The income tax (I-T) department has taken Walmart-owned Flipkart to high court over its Rs 110-crore demand. The case relates to the treatment of discounts as capital expenditure instead of revenue expenditure, according to court listings reviewed by TOI. Flipkart was issued a notice last month to appear and represent its case following the tax department’s petition.
The matter had first moved to the Income Tax Appellate Tribunal (ITAT), which had given a ruling in 2018 allowing Flipkart to treat the marketing expenses and discounts as a loss. The tax demand here is for the financial year 2015-16, which has now got into another legal wrangle. Flipkart had argued earlier that it cannot pay taxes on what it terms as ‘fictional income’. Sources in the court also said the tax department is now pursuing the matter after the ITAT order in favour of Flipkart.

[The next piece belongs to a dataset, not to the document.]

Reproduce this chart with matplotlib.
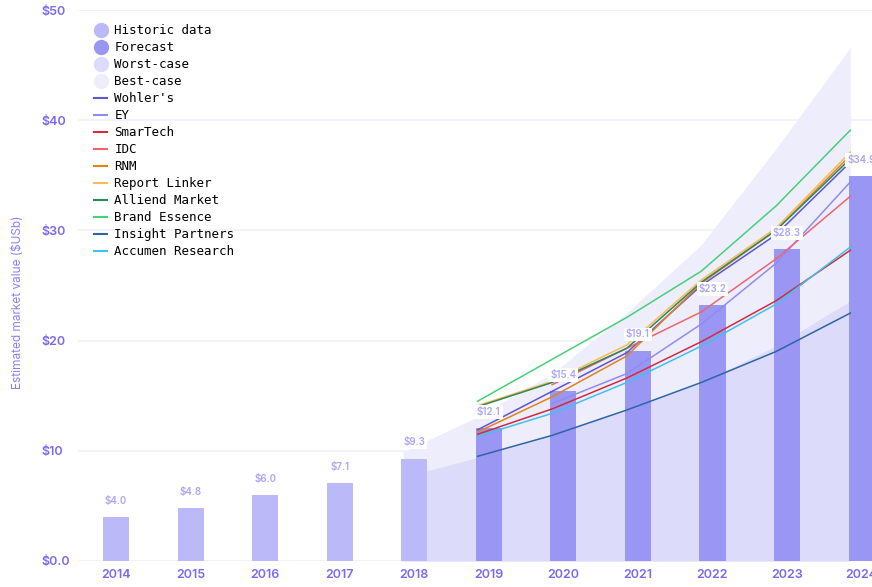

The contention of the I-T department has been that Flipkart earned an enduring benefit via aggressive cash discounts, which in turn resulted in losses. In simple terms, under I-T laws, if an expenditure results in an enduring benefit, it is to be capitalised. On the other hand, a revenue expenditure is deducted from the income of that particular year to arrive at the taxable profit or losses.
In Flipkart’s case, capitalisation of the discounts and marketing expense would mean an adjustment to the income. Rebutting this, Flipkart had pointed out that a product has to be sold at a particular price, and revenue that is not earned cannot be treated as capital expenditure and added back to the income.
“This is a standard notice issued by the court in all appeals. The current ruling from the ITAT is in our favour. We will await the listing of the appeal by the court for hearings and will respond accordingly,” a Flipkart person said in an emailed response.